▶ **TASK DESCRIPTION**:
Write out the listing, please, but only from its first line through the line containing "const loA = [2.7, 0.9, 0.75, 0.95, 1.25, 0];", exactly as given and without pictures.

▶ **SUPPLIED INFORMATION**:

▬▬▬

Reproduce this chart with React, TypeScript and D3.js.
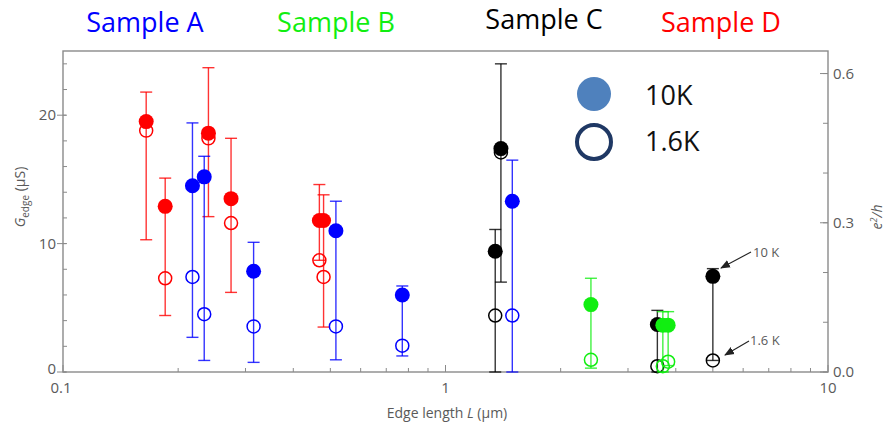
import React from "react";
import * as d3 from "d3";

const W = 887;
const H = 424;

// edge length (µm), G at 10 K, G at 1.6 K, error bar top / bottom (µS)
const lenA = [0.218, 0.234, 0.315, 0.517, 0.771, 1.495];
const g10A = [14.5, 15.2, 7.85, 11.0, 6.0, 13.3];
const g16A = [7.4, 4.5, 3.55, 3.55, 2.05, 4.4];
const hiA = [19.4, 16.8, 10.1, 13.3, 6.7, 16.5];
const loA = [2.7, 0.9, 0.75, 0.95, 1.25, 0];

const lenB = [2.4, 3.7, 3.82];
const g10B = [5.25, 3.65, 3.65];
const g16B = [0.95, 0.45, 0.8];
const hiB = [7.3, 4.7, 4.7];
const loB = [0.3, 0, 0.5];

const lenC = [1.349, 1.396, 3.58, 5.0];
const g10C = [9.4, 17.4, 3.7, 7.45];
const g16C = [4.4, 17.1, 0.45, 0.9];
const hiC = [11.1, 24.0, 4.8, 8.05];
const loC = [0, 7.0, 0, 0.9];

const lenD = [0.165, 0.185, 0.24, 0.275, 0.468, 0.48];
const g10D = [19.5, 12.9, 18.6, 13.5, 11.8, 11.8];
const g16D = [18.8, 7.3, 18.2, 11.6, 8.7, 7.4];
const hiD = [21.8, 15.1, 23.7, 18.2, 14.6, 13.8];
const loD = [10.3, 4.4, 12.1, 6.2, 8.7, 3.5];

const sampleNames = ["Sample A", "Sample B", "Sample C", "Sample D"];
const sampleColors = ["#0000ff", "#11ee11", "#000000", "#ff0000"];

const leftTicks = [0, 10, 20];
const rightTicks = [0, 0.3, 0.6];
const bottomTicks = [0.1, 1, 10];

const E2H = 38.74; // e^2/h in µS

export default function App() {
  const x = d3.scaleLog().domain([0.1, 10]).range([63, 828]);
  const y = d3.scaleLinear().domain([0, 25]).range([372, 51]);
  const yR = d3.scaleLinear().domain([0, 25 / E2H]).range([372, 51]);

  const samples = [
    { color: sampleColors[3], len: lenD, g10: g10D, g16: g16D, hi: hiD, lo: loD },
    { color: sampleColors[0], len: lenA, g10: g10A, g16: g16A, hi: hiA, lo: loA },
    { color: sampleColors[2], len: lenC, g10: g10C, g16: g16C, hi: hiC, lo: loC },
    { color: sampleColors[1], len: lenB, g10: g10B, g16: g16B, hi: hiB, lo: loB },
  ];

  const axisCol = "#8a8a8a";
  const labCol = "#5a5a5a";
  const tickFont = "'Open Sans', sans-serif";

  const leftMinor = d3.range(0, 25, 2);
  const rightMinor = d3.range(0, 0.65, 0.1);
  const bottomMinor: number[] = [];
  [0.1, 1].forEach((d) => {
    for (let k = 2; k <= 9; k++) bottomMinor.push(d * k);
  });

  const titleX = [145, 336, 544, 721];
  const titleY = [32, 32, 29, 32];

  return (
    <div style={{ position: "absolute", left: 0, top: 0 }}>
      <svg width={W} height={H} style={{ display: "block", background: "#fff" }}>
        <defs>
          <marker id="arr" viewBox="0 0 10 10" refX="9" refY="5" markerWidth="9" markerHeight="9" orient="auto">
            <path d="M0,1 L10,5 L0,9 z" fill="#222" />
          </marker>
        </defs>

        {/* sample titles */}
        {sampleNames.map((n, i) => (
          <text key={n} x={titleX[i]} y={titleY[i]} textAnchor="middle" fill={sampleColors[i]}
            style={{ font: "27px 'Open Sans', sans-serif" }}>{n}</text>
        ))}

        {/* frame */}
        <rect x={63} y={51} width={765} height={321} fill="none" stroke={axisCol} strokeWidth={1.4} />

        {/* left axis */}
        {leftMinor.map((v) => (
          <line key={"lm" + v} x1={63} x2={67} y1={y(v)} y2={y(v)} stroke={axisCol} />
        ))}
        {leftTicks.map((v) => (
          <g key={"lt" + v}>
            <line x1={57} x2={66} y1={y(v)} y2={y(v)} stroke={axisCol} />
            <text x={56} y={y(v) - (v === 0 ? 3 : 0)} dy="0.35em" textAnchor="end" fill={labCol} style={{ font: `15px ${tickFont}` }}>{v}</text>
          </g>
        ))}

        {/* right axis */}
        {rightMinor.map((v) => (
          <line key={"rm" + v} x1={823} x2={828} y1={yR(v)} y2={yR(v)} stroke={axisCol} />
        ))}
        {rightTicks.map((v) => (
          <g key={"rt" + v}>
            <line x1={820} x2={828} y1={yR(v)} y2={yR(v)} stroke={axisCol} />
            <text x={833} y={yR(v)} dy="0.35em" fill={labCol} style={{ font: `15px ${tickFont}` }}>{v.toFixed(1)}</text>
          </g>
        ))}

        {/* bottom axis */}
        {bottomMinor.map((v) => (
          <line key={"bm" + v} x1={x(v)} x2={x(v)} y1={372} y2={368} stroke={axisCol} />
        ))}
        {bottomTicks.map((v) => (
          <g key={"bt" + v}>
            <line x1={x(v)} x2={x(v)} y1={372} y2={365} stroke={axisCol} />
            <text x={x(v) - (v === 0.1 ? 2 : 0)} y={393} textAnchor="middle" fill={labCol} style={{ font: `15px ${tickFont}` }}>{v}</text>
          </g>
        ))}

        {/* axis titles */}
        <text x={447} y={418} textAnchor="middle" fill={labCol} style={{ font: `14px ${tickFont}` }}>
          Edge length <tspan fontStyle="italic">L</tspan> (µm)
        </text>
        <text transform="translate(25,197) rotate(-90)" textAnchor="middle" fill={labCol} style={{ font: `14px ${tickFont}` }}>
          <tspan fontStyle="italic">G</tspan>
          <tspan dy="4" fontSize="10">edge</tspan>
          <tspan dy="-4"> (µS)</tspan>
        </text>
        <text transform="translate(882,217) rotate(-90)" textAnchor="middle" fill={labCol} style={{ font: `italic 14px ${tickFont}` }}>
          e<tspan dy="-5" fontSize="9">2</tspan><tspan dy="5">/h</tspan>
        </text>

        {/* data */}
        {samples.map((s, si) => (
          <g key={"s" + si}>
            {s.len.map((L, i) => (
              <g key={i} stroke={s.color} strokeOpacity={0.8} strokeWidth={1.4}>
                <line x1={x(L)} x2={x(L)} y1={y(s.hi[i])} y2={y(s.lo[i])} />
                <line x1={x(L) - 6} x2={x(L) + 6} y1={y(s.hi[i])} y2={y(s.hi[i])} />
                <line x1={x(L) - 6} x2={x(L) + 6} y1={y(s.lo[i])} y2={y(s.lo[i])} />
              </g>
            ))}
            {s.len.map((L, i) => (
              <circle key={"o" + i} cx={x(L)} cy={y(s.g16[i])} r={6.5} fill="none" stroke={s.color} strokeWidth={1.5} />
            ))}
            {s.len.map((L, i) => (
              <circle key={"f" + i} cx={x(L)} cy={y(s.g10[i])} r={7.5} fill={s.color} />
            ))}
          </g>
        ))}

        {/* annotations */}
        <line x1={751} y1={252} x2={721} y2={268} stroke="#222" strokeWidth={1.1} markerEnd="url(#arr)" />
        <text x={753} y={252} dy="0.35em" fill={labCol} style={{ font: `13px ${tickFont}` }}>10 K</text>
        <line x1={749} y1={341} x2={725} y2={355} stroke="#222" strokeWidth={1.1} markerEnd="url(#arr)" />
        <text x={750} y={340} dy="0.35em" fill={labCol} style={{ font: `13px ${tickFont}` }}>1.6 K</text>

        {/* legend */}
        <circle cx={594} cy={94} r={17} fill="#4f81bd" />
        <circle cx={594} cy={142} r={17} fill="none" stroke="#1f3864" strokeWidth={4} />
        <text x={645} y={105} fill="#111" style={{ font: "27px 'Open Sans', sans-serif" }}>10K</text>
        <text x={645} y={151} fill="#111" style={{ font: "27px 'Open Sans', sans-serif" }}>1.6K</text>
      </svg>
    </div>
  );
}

▬▬▬

▶ **THE COMPLETED TASK**:
Reproduce this chart with React, TypeScript and D3.js.
import React from "react";
import * as d3 from "d3";

const W = 887;
const H = 424;

// edge length (µm), G at 10 K, G at 1.6 K, error bar top / bottom (µS)
const lenA = [0.218, 0.234, 0.315, 0.517, 0.771, 1.495];
const g10A = [14.5, 15.2, 7.85, 11.0, 6.0, 13.3];
const g16A = [7.4, 4.5, 3.55, 3.55, 2.05, 4.4];
const hiA = [19.4, 16.8, 10.1, 13.3, 6.7, 16.5];
const loA = [2.7, 0.9, 0.75, 0.95, 1.25, 0];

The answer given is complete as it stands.